Идею брака подсказал Орловым вернувшийся из ссылки Бестужев. Когда-то он был первым помощником фаворита Елизаветы Петровны и, по словам служившего тогда в Петербурге Станислава Понятовского, настаивал, «чтобы Елизавета объявила публично о своем тайном браке с Разумовским – империи нужен был наследник по прямой линии»{459}. Теперь сменились декорации, даже люди, но не тактика старого вельможи.
Вот как дело описано у Дашковой: «Зима прошла серди общего веселья. В это время граф Бестужев… прочел некоторым лицам вздорную челобитную на имя императрицы, в которой ее всеподданнейше… просили избрать себе супруга ввиду слабого здоровья великого князя. Несколько вельмож подписали ее, но когда он явился с этой челобитной к моему дяде канцлеру, эта безумная и опасная затея была навсегда уничтожена мужественным его поведением… Он не захотел слушать дальнейшего чтения фантастической челобитной и, повернув Бестужеву спину, вышел из комнаты… Дядя велел заложить карету и, несмотря на болезнь, поехал просить аудиенции у императрицы, немедленно принявшей его. Он рассказал императрице… что народ не пожелает видеть Орлова ее супругом… Подобное поведение канцлера вызвало всеобщее одобрение и уважение к нему»{460}.

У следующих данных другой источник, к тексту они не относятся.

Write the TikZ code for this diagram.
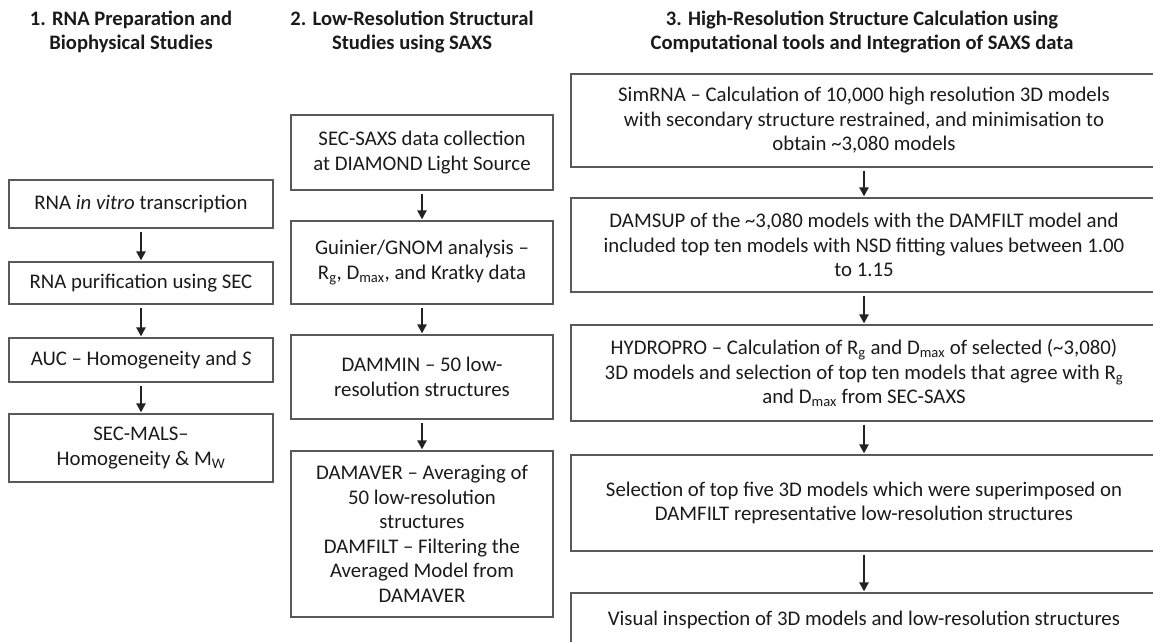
\documentclass[tikz,border=0pt]{standalone}
\usepackage{fontspec}
\setmainfont{Carlito}
\usetikzlibrary{arrows.meta}
\definecolor{boxgray}{HTML}{595959}
\definecolor{txt}{HTML}{1A1A1A}
\definecolor{arrc}{HTML}{222222}
\begin{document}
\begin{tikzpicture}[x=1pt,y=-1pt,
  box/.style={draw=boxgray, line width=1.2pt, align=center, inner sep=0pt, font=\fontsize{20.8}{24.5}\selectfont, text=txt},
  ttl/.style={align=center, font=\fontsize{20.6}{23.5}\selectfont\bfseries, text=txt},
  arr/.style={line width=2.6pt, draw=arrc, -{Triangle[width=9pt,length=9pt]}, shorten <=3pt, shorten >=1pt}]
\useasboundingbox (0,0) rectangle (1153,642);

\node[ttl] (t1) at (131,32) {1. RNA Preparation and\\Biophysical Studies};
\node[ttl] (t2) at (412,32) {2. Low-Resolution Structural\\Studies using SAXS};
\node[ttl] (t3) at (862,32) {3. High-Resolution Structure Calculation using\\Computational tools and Integration of SAXS data};

% column 1
\node[box, minimum width=264, minimum height=48] (a1) at (141,204) {RNA \textit{in vitro} transcription};
\node[box, minimum width=264, minimum height=42] (a2) at (141,283) {RNA purification using SEC};
\node[box, minimum width=264, minimum height=44] (a3) at (141,360) {AUC – Homogeneity and \textit{S}};
\node[box, minimum width=264, minimum height=68] (a4) at (141,448) {SEC-MALS–\\Homogeneity \& M\textsubscript{W}};

% column 2
\node[box, minimum width=262, minimum height=75] (b1) at (422,152.5) {SEC-SAXS data collection\\at DIAMOND Light Source};
\node[box, minimum width=262, minimum height=83] (b2) at (422,262.5) {Guinier/GNOM analysis –\\R\textsubscript{g}, D\textsubscript{max}, and Kratky data};
\node[box, minimum width=262, minimum height=84] (b3) at (422,377) {DAMMIN – 50 low-\\resolution structures};
\node[box, minimum width=262, minimum height=166] (b4) at (422,534) {DAMAVER – Averaging of\\50 low-resolution\\structures\\DAMFILT – Filtering the\\Averaged Model from\\DAMAVER};

% column 3
\node[box, minimum width=586, minimum height=93] (c1) at (864,120.5) {SimRNA – Calculation of 10,000 high resolution 3D models\\with secondary structure restrained, and minimisation to\\obtain \textasciitilde3,080 models};
\node[box, minimum width=586, minimum height=94] (c2) at (864,245) {DAMSUP of the \textasciitilde3,080 models with the DAMFILT model and\\included top ten models with NSD fitting values between 1.00\\to 1.15};
\node[box, minimum width=586, minimum height=96] (c3) at (864,373) {HYDROPRO – Calculation of R\textsubscript{g} and D\textsubscript{max} of selected (\textasciitilde3,080)\\3D models and selection of top ten models that agree with R\textsubscript{g}\\and D\textsubscript{max} from SEC-SAXS};
\node[box, minimum width=586, minimum height=96] (c4) at (864,503) {Selection of top five 3D models which were superimposed on\\DAMFILT representative low-resolution structures};
\node[box, minimum width=586, minimum height=54] (c5) at (864,620) {Visual inspection of 3D models and low-resolution structures};

\draw[arr] (a1) -- (a2);
\draw[arr] (a2) -- (a3);
\draw[arr] (a3) -- (a4);
\draw[arr] (b1) -- (b2);
\draw[arr] (b2) -- (b3);
\draw[arr] (b3) -- (b4);
\draw[arr] (c1) -- (c2);
\draw[arr] (c2) -- (c3);
\draw[arr] (c3) -- (c4);
\draw[arr] (c4) -- (c5);
\end{tikzpicture}
\end{document}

Ни слова о Панине. Ни слова о себе. Дело выглядит так, как если бы затею Орлова разрушил своим благородным поступком старый канцлер, устранявшийся от интриг и хворавший дома. Между тем сомнительно, чтобы Бестужев сам явился в дом закоренелого врага, которого старался подсидеть и которого считал ниже себя. У Дашковой фигуры меняются местами: канцлер выше «старого интригана» и как бы нисходит до отказа слушать его. Полагаем, что Воронцов узнал о проекте брака стороной, из разговоров при дворе. Дашкова писала, что ее дядя «почти никого не видел по болезни». Но примерно в это же время, 19 января, канцлер встречался с Бекингемширом и намекал на вспомоществование, за что обязывался помогать заключению торгового договора между Англией и Россией на британских условиях. «Гипокрит, какого не бывало, – с возмущением писала о Михаиле Илларионовиче императрица, – вот кто продавался первому покупщику; не было двора, который бы не содержал его на жалованье»{461}. Посол доносил в Лондон: «Если его величеству угодно будет повелеть произвести эту оплату, то, судя по тону, в котором говорил проситель, я полагаю, что уплата эта будет сочтена за большое одолжение». Какой контраст с образом из «Записок» княгини!
Однако Англия не связала своих интересов с Вороцовым. По мнению посла, канцлер был «человек слабый, боязливый, честный лишь наполовину и, как министр, полон предубеждений»{462}.
И вот такой вельможа настоял на аудиенции, немедленно получил ее и разговаривал с государыней в назидательном тоне: «Императрица… сказала, что не забудет откровенного и благородного образа действий дяди, в котором она усматривает и чувство дружбы лично к ней. Дядя ответил, что он исполнил только свой долг и предоставляет теперь ей самой подумать над этим, и удалился». Что ж, княгиня
Однако реальность прорвалась у княгини во фразе: «Бестужев вообразил, что дядя столь решительно отверг его проект, опираясь на могущественную партию». В другой редакции дана иная трактовка: «Бестужев приписал твердость со стороны канцлера предварительному согласию с императрицей, которая будто бы хотела с помощью этого протеста отделаться от настойчивости Орлова»{464}.
Самое удивительное, что обе версии верны. Ценная информация была разделена между двумя редакциями. Нечто похожее княгиня сделала, говоря о награждении орденом Св. Екатерины. Страх потерять должность под нажимом Бестужева, за которым стояли Орловы, заставил канцлера сблизиться с Паниным. Это сближение оказалось настолько серьезным, что уже после отъезда из России, в декабре 1763 г., Михаил Илларионович советовал племяннику Александру по всем служебным делам прямо адресоваться к Панину{465}.
У новой дружбы имелись прочные основания. Противостояние проектам Бестужева было в интересах обоих. Если бы Орлов достиг цели при помощи подписки, то возвращение Алексея Петровича на прежнюю должность было бы наименьшей из наград.